#### EXERCISE DETAILS
Set the listing down again exactly, please, apart from its pictures.

===== DATA SHOWN

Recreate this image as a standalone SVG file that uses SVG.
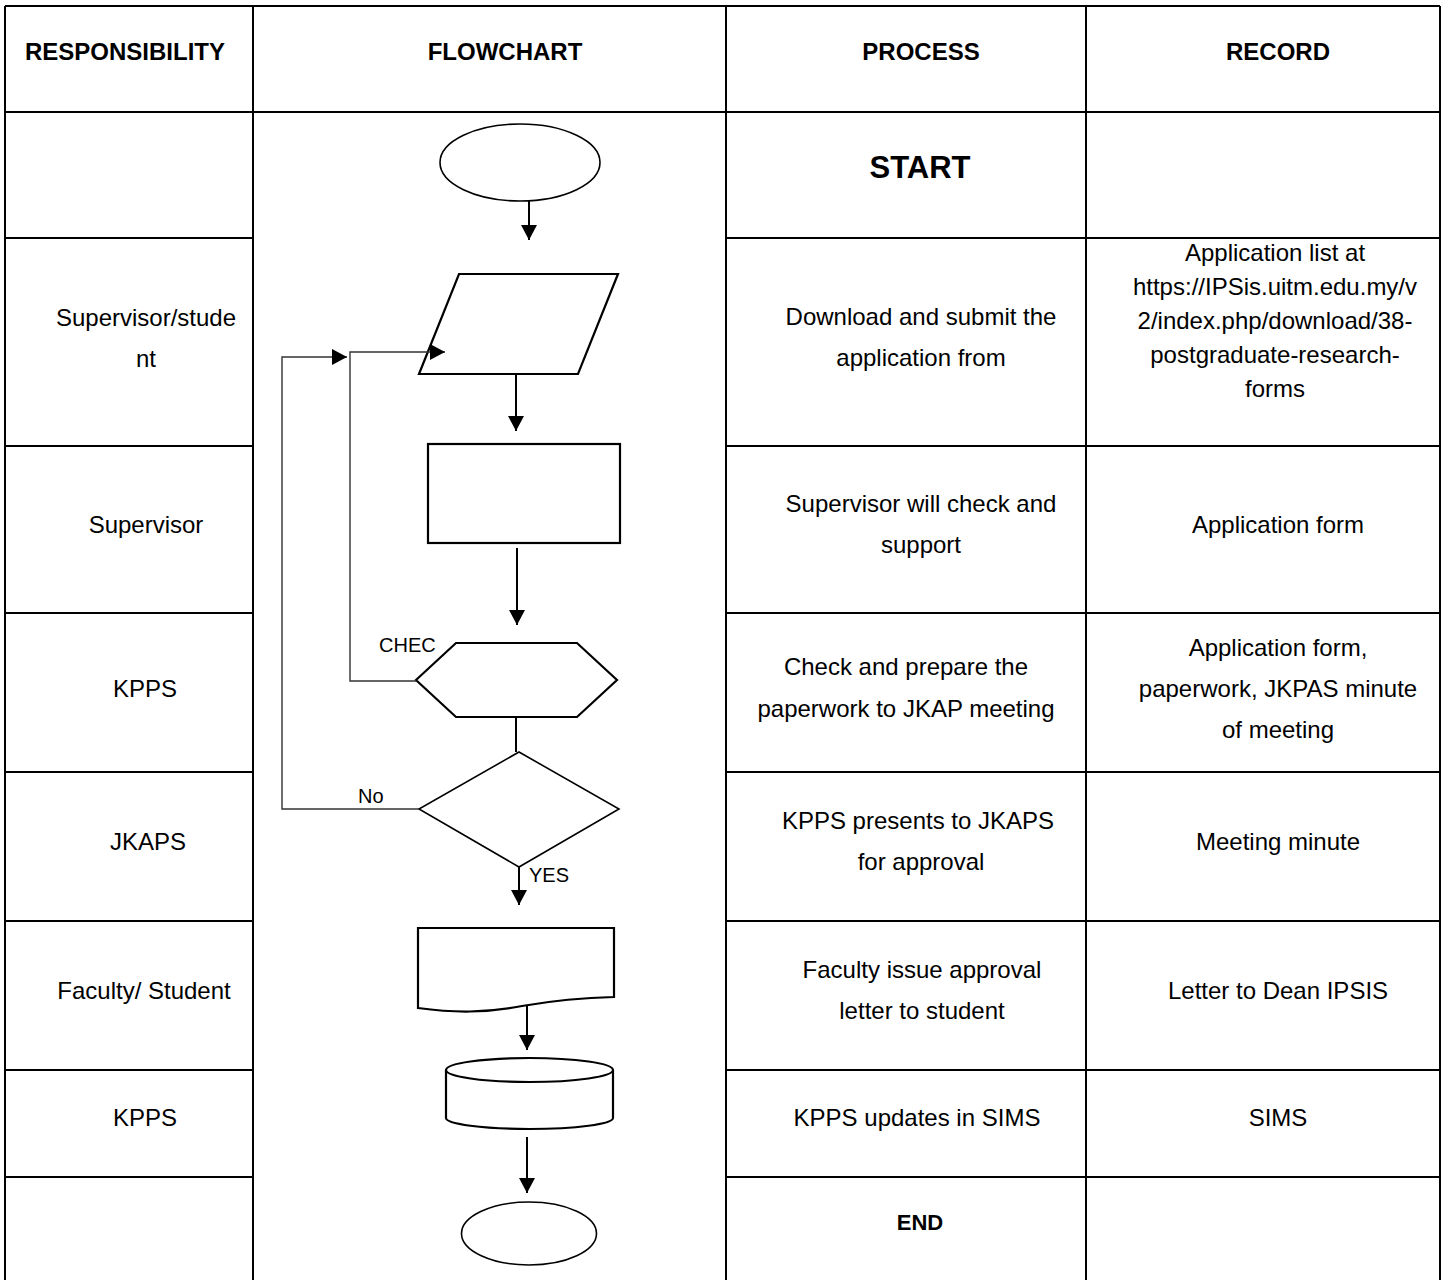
<svg xmlns="http://www.w3.org/2000/svg" width="1445" height="1280" viewBox="0 0 1445 1280">
  <style>
    .grid { stroke: #000; stroke-width: 2; fill: none; }
    .shape { stroke: #000; stroke-width: 2.2; fill: #fff; }
    .oval { stroke: #000; stroke-width: 1.6; fill: #fff; }
    .flow { stroke: #000; stroke-width: 2; fill: none; }
    .loop { stroke: #333; stroke-width: 1.4; fill: none; }
    text { font-family: "Liberation Sans", Arial, sans-serif; fill: #000; }
    .hd { font-size: 24px; font-weight: bold; text-anchor: middle; }
    .tx { font-size: 24px; text-anchor: middle; }
    .lb { font-size: 20px; }
  </style>
  <defs>
    <marker id="arrow" markerUnits="userSpaceOnUse" markerWidth="16" markerHeight="16" viewBox="0 0 16 16" refX="15" refY="8" orient="auto">
      <path d="M0,0 L15,8 L0,16 Z" fill="#000"/>
    </marker>
  </defs>

  <!-- table frame -->
  <g id="table">
    <line class="grid" x1="5" y1="6" x2="1440" y2="6"/>
    <line class="grid" x1="5" y1="112" x2="1440" y2="112"/>
    <line class="grid" x1="5" y1="6" x2="5" y2="1280"/>
    <line class="grid" x1="253" y1="6" x2="253" y2="1280"/>
    <line class="grid" x1="726" y1="6" x2="726" y2="1280"/>
    <line class="grid" x1="1086" y1="6" x2="1086" y2="1280"/>
    <line class="grid" x1="1440" y1="6" x2="1440" y2="1280"/>
    <!-- row separators (flowchart column is one merged cell) -->
    <path class="grid" d="M5,238 H253 M726,238 H1440
                          M5,446 H253 M726,446 H1440
                          M5,613 H253 M726,613 H1440
                          M5,772 H253 M726,772 H1440
                          M5,921 H253 M726,921 H1440
                          M5,1070 H253 M726,1070 H1440
                          M5,1177 H253 M726,1177 H1440"/>
  </g>

  <!-- header row -->
  <g id="header">
    <text class="hd" x="125" y="60">RESPONSIBILITY</text>
    <text class="hd" x="505" y="60">FLOWCHART</text>
    <text class="hd" x="921" y="60">PROCESS</text>
    <text class="hd" x="1278" y="60">RECORD</text>
  </g>

  <!-- responsibility column -->
  <g id="responsibility">
    <text class="tx" x="146" y="326">Supervisor/stude</text>
    <text class="tx" x="146" y="367">nt</text>
    <text class="tx" x="146" y="533">Supervisor</text>
    <text class="tx" x="145" y="697">KPPS</text>
    <text class="tx" x="148" y="850">JKAPS</text>
    <text class="tx" x="144" y="999">Faculty/ Student</text>
    <text class="tx" x="145" y="1126">KPPS</text>
  </g>

  <!-- process column -->
  <g id="process">
    <text x="920" y="178" style="font-size:31px;font-weight:bold;text-anchor:middle">START</text>
    <text class="tx" x="921" y="325">Download and submit the</text>
    <text class="tx" x="921" y="366">application from</text>
    <text class="tx" x="921" y="512">Supervisor will check and</text>
    <text class="tx" x="921" y="553">support</text>
    <text class="tx" x="906" y="675">Check and prepare the</text>
    <text class="tx" x="906" y="717">paperwork to JKAP meeting</text>
    <text class="tx" x="918" y="829">KPPS presents to JKAPS</text>
    <text class="tx" x="921" y="870">for approval</text>
    <text class="tx" x="922" y="978">Faculty issue approval</text>
    <text class="tx" x="922" y="1019">letter to student</text>
    <text class="tx" x="917" y="1126">KPPS updates in SIMS</text>
    <text x="920" y="1230" style="font-size:22px;font-weight:bold;text-anchor:middle">END</text>
  </g>

  <!-- record column -->
  <g id="record">
    <text class="tx" x="1275" y="261">Application list at</text>
    <text class="tx" x="1275" y="295">https://IPSis.uitm.edu.my/v</text>
    <text class="tx" x="1275" y="329">2/index.php/download/38-</text>
    <text class="tx" x="1275" y="363">postgraduate-research-</text>
    <text class="tx" x="1275" y="397">forms</text>
    <text class="tx" x="1278" y="533">Application form</text>
    <text class="tx" x="1278" y="656">Application form,</text>
    <text class="tx" x="1278" y="697">paperwork, JKPAS minute</text>
    <text class="tx" x="1278" y="738">of meeting</text>
    <text class="tx" x="1278" y="850">Meeting minute</text>
    <text class="tx" x="1278" y="999">Letter to Dean IPSIS</text>
    <text class="tx" x="1278" y="1126">SIMS</text>
  </g>

  <!-- flowchart nodes -->
  <g id="node-start">
    <ellipse class="oval" cx="520" cy="162.5" rx="80" ry="38.5"/>
  </g>
  <g id="node-input">
    <polygon class="shape" points="459,274 618,274 578,374 419,374"/>
  </g>
  <g id="node-process">
    <rect class="shape" x="428" y="444" width="192" height="99"/>
  </g>
  <g id="node-check">
    <polygon class="shape" points="416,680 456,643 577,643 617,680 577,717 456,717"/>
    <text class="lb" x="379" y="652">CHEC</text>
  </g>
  <g id="node-decision">
    <polygon class="oval" points="519,752 619,809 519,867 419,809"/>
  </g>
  <g id="node-document">
    <path class="shape" d="M418,928 H614 V997 C570,998 545,1002 522,1006 C485,1013 455,1013 418,1008 Z"/>
  </g>
  <g id="node-database">
    <path class="shape" d="M446,1070 A83.5,12 0 0 1 613,1070 V1118 A83.5,11 0 0 1 446,1118 Z"/>
    <path class="shape" d="M446,1070 A83.5,12 0 0 0 613,1070" fill="none"/>
  </g>
  <g id="node-end">
    <ellipse class="oval" cx="529" cy="1233.5" rx="67.5" ry="31.5"/>
  </g>

  <!-- flowchart connectors -->
  <g id="connectors">
    <line class="flow" x1="529" y1="201" x2="529" y2="240" marker-end="url(#arrow)"/>
    <line class="flow" x1="516" y1="374" x2="516" y2="431" marker-end="url(#arrow)"/>
    <line class="flow" x1="517" y1="548" x2="517" y2="625" marker-end="url(#arrow)"/>
    <line class="flow" x1="516" y1="717" x2="516" y2="752"/>
    <line class="flow" x1="519" y1="867" x2="519" y2="905" marker-end="url(#arrow)"/>
    <line class="flow" x1="527" y1="1006" x2="527" y2="1050" marker-end="url(#arrow)"/>
    <line class="flow" x1="527" y1="1137" x2="527" y2="1193" marker-end="url(#arrow)"/>
    <!-- rejection loop back from the decision -->
    <polyline class="loop" points="419,809 282,809 282,357 347,357" marker-end="url(#arrow)"/>
    <!-- loop back from the check step -->
    <polyline class="loop" points="416,681 350,681 350,352 445,352" marker-end="url(#arrow)"/>
    <text class="lb" x="358" y="803">No</text>
    <text class="lb" x="529" y="882">YES</text>
  </g>
</svg>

==========

#### EXERCISE RESULT
Recreate this image as a standalone SVG file that uses SVG.
<svg xmlns="http://www.w3.org/2000/svg" width="1445" height="1280" viewBox="0 0 1445 1280">
  <style>
    .grid { stroke: #000; stroke-width: 2; fill: none; }
    .shape { stroke: #000; stroke-width: 2.2; fill: #fff; }
    .oval { stroke: #000; stroke-width: 1.6; fill: #fff; }
    .flow { stroke: #000; stroke-width: 2; fill: none; }
    .loop { stroke: #333; stroke-width: 1.4; fill: none; }
    text { font-family: "Liberation Sans", Arial, sans-serif; fill: #000; }
    .hd { font-size: 24px; font-weight: bold; text-anchor: middle; }
    .tx { font-size: 24px; text-anchor: middle; }
    .lb { font-size: 20px; }
  </style>
  <defs>
    <marker id="arrow" markerUnits="userSpaceOnUse" markerWidth="16" markerHeight="16" viewBox="0 0 16 16" refX="15" refY="8" orient="auto">
      <path d="M0,0 L15,8 L0,16 Z" fill="#000"/>
    </marker>
  </defs>

  <!-- table frame -->
  <g id="table">
    <line class="grid" x1="5" y1="6" x2="1440" y2="6"/>
    <line class="grid" x1="5" y1="112" x2="1440" y2="112"/>
    <line class="grid" x1="5" y1="6" x2="5" y2="1280"/>
    <line class="grid" x1="253" y1="6" x2="253" y2="1280"/>
    <line class="grid" x1="726" y1="6" x2="726" y2="1280"/>
    <line class="grid" x1="1086" y1="6" x2="1086" y2="1280"/>
    <line class="grid" x1="1440" y1="6" x2="1440" y2="1280"/>
    <!-- row separators (flowchart column is one merged cell) -->
    <path class="grid" d="M5,238 H253 M726,238 H1440
                          M5,446 H253 M726,446 H1440
                          M5,613 H253 M726,613 H1440
                          M5,772 H253 M726,772 H1440
                          M5,921 H253 M726,921 H1440
                          M5,1070 H253 M726,1070 H1440
                          M5,1177 H253 M726,1177 H1440"/>
  </g>

  <!-- header row -->
  <g id="header">
    <text class="hd" x="125" y="60">RESPONSIBILITY</text>
    <text class="hd" x="505" y="60">FLOWCHART</text>
    <text class="hd" x="921" y="60">PROCESS</text>
    <text class="hd" x="1278" y="60">RECORD</text>
  </g>

  <!-- responsibility column -->
  <g id="responsibility">
    <text class="tx" x="146" y="326">Supervisor/stude</text>
    <text class="tx" x="146" y="367">nt</text>
    <text class="tx" x="146" y="533">Supervisor</text>
    <text class="tx" x="145" y="697">KPPS</text>
    <text class="tx" x="148" y="850">JKAPS</text>
    <text class="tx" x="144" y="999">Faculty/ Student</text>
    <text class="tx" x="145" y="1126">KPPS</text>
  </g>

  <!-- process column -->
  <g id="process">
    <text x="920" y="178" style="font-size:31px;font-weight:bold;text-anchor:middle">START</text>
    <text class="tx" x="921" y="325">Download and submit the</text>
    <text class="tx" x="921" y="366">application from</text>
    <text class="tx" x="921" y="512">Supervisor will check and</text>
    <text class="tx" x="921" y="553">support</text>
    <text class="tx" x="906" y="675">Check and prepare the</text>
    <text class="tx" x="906" y="717">paperwork to JKAP meeting</text>
    <text class="tx" x="918" y="829">KPPS presents to JKAPS</text>
    <text class="tx" x="921" y="870">for approval</text>
    <text class="tx" x="922" y="978">Faculty issue approval</text>
    <text class="tx" x="922" y="1019">letter to student</text>
    <text class="tx" x="917" y="1126">KPPS updates in SIMS</text>
    <text x="920" y="1230" style="font-size:22px;font-weight:bold;text-anchor:middle">END</text>
  </g>

  <!-- record column -->
  <g id="record">
    <text class="tx" x="1275" y="261">Application list at</text>
    <text class="tx" x="1275" y="295">https://IPSis.uitm.edu.my/v</text>
    <text class="tx" x="1275" y="329">2/index.php/download/38-</text>
    <text class="tx" x="1275" y="363">postgraduate-research-</text>
    <text class="tx" x="1275" y="397">forms</text>
    <text class="tx" x="1278" y="533">Application form</text>
    <text class="tx" x="1278" y="656">Application form,</text>
    <text class="tx" x="1278" y="697">paperwork, JKPAS minute</text>
    <text class="tx" x="1278" y="738">of meeting</text>
    <text class="tx" x="1278" y="850">Meeting minute</text>
    <text class="tx" x="1278" y="999">Letter to Dean IPSIS</text>
    <text class="tx" x="1278" y="1126">SIMS</text>
  </g>

  <!-- flowchart nodes -->
  <g id="node-start">
    <ellipse class="oval" cx="520" cy="162.5" rx="80" ry="38.5"/>
  </g>
  <g id="node-input">
    <polygon class="shape" points="459,274 618,274 578,374 419,374"/>
  </g>
  <g id="node-process">
    <rect class="shape" x="428" y="444" width="192" height="99"/>
  </g>
  <g id="node-check">
    <polygon class="shape" points="416,680 456,643 577,643 617,680 577,717 456,717"/>
    <text class="lb" x="379" y="652">CHEC</text>
  </g>
  <g id="node-decision">
    <polygon class="oval" points="519,752 619,809 519,867 419,809"/>
  </g>
  <g id="node-document">
    <path class="shape" d="M418,928 H614 V997 C570,998 545,1002 522,1006 C485,1013 455,1013 418,1008 Z"/>
  </g>
  <g id="node-database">
    <path class="shape" d="M446,1070 A83.5,12 0 0 1 613,1070 V1118 A83.5,11 0 0 1 446,1118 Z"/>
    <path class="shape" d="M446,1070 A83.5,12 0 0 0 613,1070" fill="none"/>
  </g>
  <g id="node-end">
    <ellipse class="oval" cx="529" cy="1233.5" rx="67.5" ry="31.5"/>
  </g>

  <!-- flowchart connectors -->
  <g id="connectors">
    <line class="flow" x1="529" y1="201" x2="529" y2="240" marker-end="url(#arrow)"/>
    <line class="flow" x1="516" y1="374" x2="516" y2="431" marker-end="url(#arrow)"/>
    <line class="flow" x1="517" y1="548" x2="517" y2="625" marker-end="url(#arrow)"/>
    <line class="flow" x1="516" y1="717" x2="516" y2="752"/>
    <line class="flow" x1="519" y1="867" x2="519" y2="905" marker-end="url(#arrow)"/>
    <line class="flow" x1="527" y1="1006" x2="527" y2="1050" marker-end="url(#arrow)"/>
    <line class="flow" x1="527" y1="1137" x2="527" y2="1193" marker-end="url(#arrow)"/>
    <!-- rejection loop back from the decision -->
    <polyline class="loop" points="419,809 282,809 282,357 347,357" marker-end="url(#arrow)"/>
    <!-- loop back from the check step -->
    <polyline class="loop" points="416,681 350,681 350,352 445,352" marker-end="url(#arrow)"/>
    <text class="lb" x="358" y="803">No</text>
    <text class="lb" x="529" y="882">YES</text>
  </g>
</svg>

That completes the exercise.